While Brotherhood of Brass (Piranha, 2002) integrated Jewish, Rom and Egyptian band music, Carnival Conspiracy loosely chronicles London’s party band, which includes klezmer pros like clarinetists Merlin Shephard and Matt Darriau, along with trumpeter Susan Hoffman Watts, as they make their way to Brazilian carnival. Guests such as the powerful Ukranian vocalist Marjana Sadowska, clarinetists German Goldenshtayn and Margot Leverett, accordionists Rob Curto and Sanne Moericke, vocalist Sarah Gordon, the female vocal group Kol Isha, and two of the most expressive male voices in Jewish music, Lorin Sklamberg and Michael Alpert, add to this nonstop around-the-world brass bash.

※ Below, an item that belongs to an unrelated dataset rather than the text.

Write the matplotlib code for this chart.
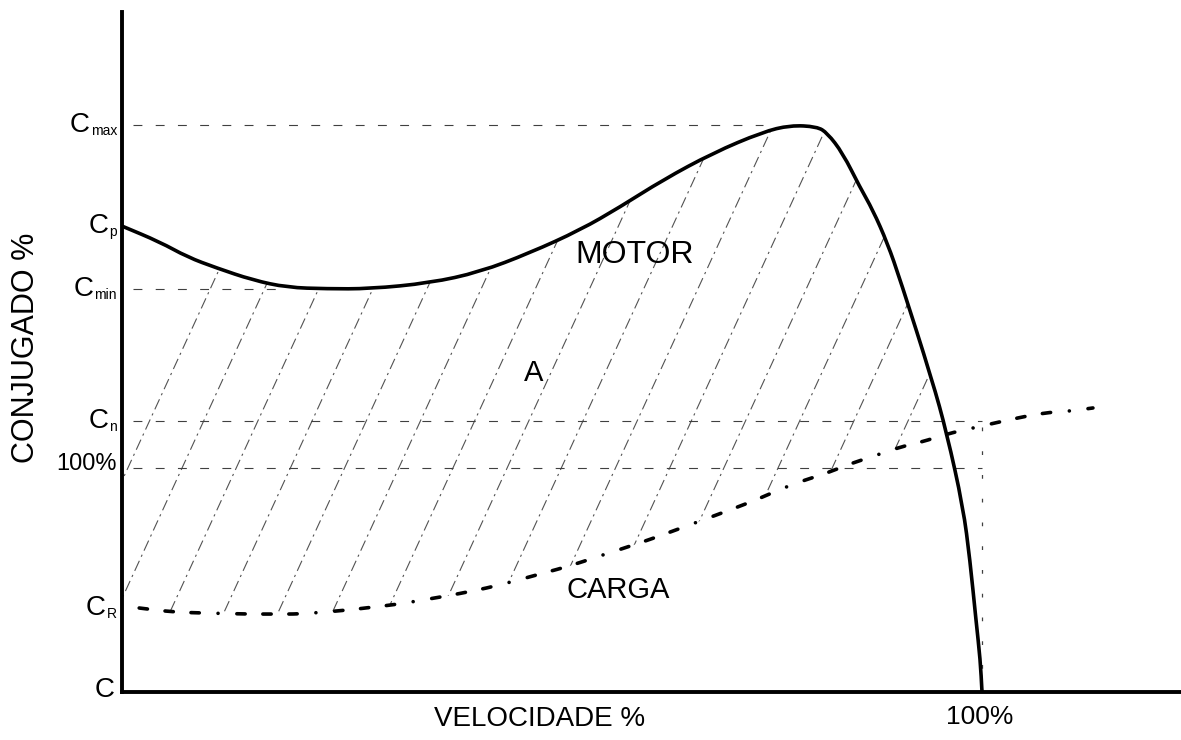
import numpy as np
import matplotlib
matplotlib.use("Agg")
import matplotlib.pyplot as plt
import matplotlib.transforms as mtransforms
from matplotlib.patches import Polygon, PathPatch
from matplotlib.path import Path

plt.rcParams["font.family"] = ["Liberation Sans", "DejaVu Sans"]

# Motor torque-speed curve (speed %, torque %)
motor_speed = [0, 4.4, 7.6, 11.0, 15.2, 19.2, 23.8, 28.8, 35.8, 41.6, 47.4,
               53.3, 57.9, 62.9, 68.7, 74.5, 77.7, 80.8, 82.0, 83.8, 85.8,
               87.3, 89.0, 90.5, 94.2, 95.9, 97.8, 98.6, 99.3, 99.8, 100]
motor_torque = [208, 200.9, 194.2, 189.3, 183.9, 180.6, 180, 180, 182.6,
                187.5, 196.0, 206.3, 216.5, 228.6, 240.6, 250.0, 253, 252.4,
                249.6, 240.6, 225.4, 215.2, 200.4, 183.9, 139.3, 115.6, 82.6,
                58.9, 32.1, 14.3, 0]

# Load torque-speed curve (speed %, torque %)
load_speed = [2.0, 5.9, 9.1, 14.5, 17.6, 20.7, 23.5, 26.3, 29.2, 32.3, 35.0,
              37.8, 40.8, 44.0, 49.0, 52.1, 55.2, 60.2, 63.1, 66.0, 71.0,
              74.0, 76.9, 79.4, 82.0, 84.9, 87.8, 90.5, 93.0, 95.9, 99.0,
              101.5, 104.1, 107.1, 110.2, 112.9]
load_torque = [37.5, 35.7, 35.3, 34.8, 34.8, 34.8, 35.7, 36.6, 37.9, 39.3,
               41.1, 42.9, 45.1, 47.8, 53.1, 56.3, 60.3, 66.5, 70.5, 74.6,
               81.7, 86.2, 91.1, 94.6, 97.8, 102.2, 105.8, 109.4, 111.6,
               115.2, 117.9, 120.1, 122.3, 124.6, 125.4, 126.8]

# Characteristic torque levels
level_subs = ["max", "p", "min", "n", "R"]
level_values = [253, 208, 180, 121, 37.5]
rated_torque = 100
# where each dashed guide line ends along the speed axis
guide_levels = [253, 180, 121, 100]
guide_ends = [74.5, 19.2, 100, 100]
sync_speed = 100
crossing_speed = 95.9


def smooth_path(xs, ys):
    """Quadratic Bezier path through segment midpoints, using the
    points themselves as control points."""
    pts = np.column_stack([xs, ys]).astype(float)
    verts = [pts[0], (pts[0] + pts[1]) / 2]
    codes = [Path.MOVETO, Path.LINETO]
    for i in range(1, len(pts) - 1):
        verts += [pts[i], (pts[i] + pts[i + 1]) / 2]
        codes += [Path.CURVE3, Path.CURVE3]
    verts.append(pts[-1])
    codes.append(Path.LINETO)
    return Path(np.array(verts), codes)


fig = plt.figure(figsize=(11.81, 7.40), dpi=100)
ax = fig.add_axes([122 / 1181, 48 / 740, 1059 / 1181, 680 / 740])
ax.set_xlim(0, 1059 / 8.6)
ax.set_ylim(0, 680 / 2.24)

for side in ("top", "right"):
    ax.spines[side].set_visible(False)
for side in ("left", "bottom"):
    ax.spines[side].set_linewidth(2.8)
    ax.spines[side].set_color("black")
    ax.spines[side].set_capstyle("projecting")
ax.set_xticks([])
ax.set_yticks([])

# Hatched area between the two curves (accelerating torque)
ms = np.array(motor_speed)
mt = np.array(motor_torque)
ls = np.array(load_speed)
lt = np.array(load_torque)
sel_m = ms <= crossing_speed
sel_l = ls <= crossing_speed
poly_x = np.concatenate([ms[sel_m], ls[sel_l][::-1], [0]])
poly_y = np.concatenate([mt[sel_m], lt[sel_l][::-1], [level_values[-1]]])
region = Polygon(np.column_stack([poly_x, poly_y]), closed=True,
                 facecolor="none", edgecolor="none")
ax.add_patch(region)

slope = 0.46 * 2.24 / 8.6
spacing = 6.3
for c in np.arange(39.1 - spacing * 8, 100, spacing):
    yy = np.array([0, 300])
    hl, = ax.plot(c + slope * yy, yy, color="0.32", lw=0.8,
                  linestyle=(0, (10, 4, 2, 4)))
    hl.set_clip_path(region)

# Dashed guide lines
for lvl, xe in zip(guide_levels, guide_ends):
    ax.plot([1.3, xe], [lvl, lvl], color="0.25", lw=0.8,
            linestyle=(0, (8, 12)))
ax.plot([sync_speed, sync_speed], [0, level_values[3]], color="0.25", lw=0.9,
        linestyle=(0, (3, 16)))

# Curves
motor = PathPatch(smooth_path(motor_speed, motor_torque), facecolor="none",
                  edgecolor="black", lw=2.6, capstyle="butt",
                  joinstyle="round", clip_on=False, zorder=5)
ax.add_patch(motor)
load = PathPatch(smooth_path(load_speed, load_torque), facecolor="none",
                 edgecolor="black", lw=2.6, capstyle="round", zorder=5,
                 linestyle=(0, (2.3, 4.9, 2.3, 4.9, 2.3, 5.2, 0.01, 5.2)))
ax.add_patch(load)

# Axis labels
blend = mtransforms.blended_transform_factory(ax.transAxes, ax.transData)
for lvl, sub in zip(level_values, level_subs):
    s = ax.annotate(sub, xy=(0, lvl), xycoords=blend, xytext=(-5, -10),
                    textcoords="offset pixels", ha="right", va="baseline",
                    fontsize=10)
    ax.annotate("C", xy=(0, 0), xycoords=s, xytext=(-1, 6),
                textcoords="offset pixels", ha="right", va="baseline",
                fontsize=20)
ax.annotate("100%", xy=(0, rated_torque), xycoords=blend, xytext=(-5, 4),
            textcoords="offset pixels", ha="right", va="center", fontsize=17)
ax.annotate("C", xy=(0, 0), xycoords=blend, xytext=(-7, 2),
            textcoords="offset pixels", ha="right", va="center", fontsize=20)
ax.annotate("100%", xy=(sync_speed, 0), xytext=(-2, -25),
            textcoords="offset pixels", ha="center", va="center", fontsize=19)

ax.text(-0.0902, 0.506, "CONJUGADO %", transform=ax.transAxes, rotation=90,
        ha="center", va="center", fontsize=22)
ax.text(0.3947, -0.040, "VELOCIDADE %", transform=ax.transAxes,
        ha="center", va="center", fontsize=20)

ax.text(59.65, 195.1, "MOTOR", ha="center", va="center", fontsize=23)
ax.text(47.9, 142.4, "A", ha="center", va="center", fontsize=21)
ax.text(57.7, 45.5, "CARGA", ha="center", va="center", fontsize=21)

fig.savefig("out.png", dpi=100, facecolor="white")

Sadowska leads the spirited Ukranian romp “In Your Garden Twenty Fecund Fruit Trees,” Sklamberg lends his gorgeous voice to the Yiddish Blues “Oh Agony, You are So Sweet Like Sugar I Must Eat You Up,” and melodious T-bone wizard Curtis Hasselbring comes to the fore on “Another Glass of Wine to give Succor to my Ailing Existence.” Alpert and the band turn Yiddish into Spanish without missing a beat for “Midnight Banda Judia” before the subtitle cut ratchets things up a notch, setting the stage for Sarah Gordon and Kol Isha to have all join in for a newly lyricised, swaying version of “Who Knows One?”.

Another highlight is the master of a thousand klezmer tunes, Moldavian clarinetist German Goldenshtayn, who makes his long-overdue CD debut with a hearfelt doina intro to “Our Ancestors Forty Thousand Years Wide.” “Out of What” has Maracatú and Alexander combining for a percussively driven tukhus shaker that features a gem of an alto solo from up-and-coming horn player Alex Kontorovich. This, and more, makes for a joyful journey of irreverent humor, inside jokes and high-energy, danceable music.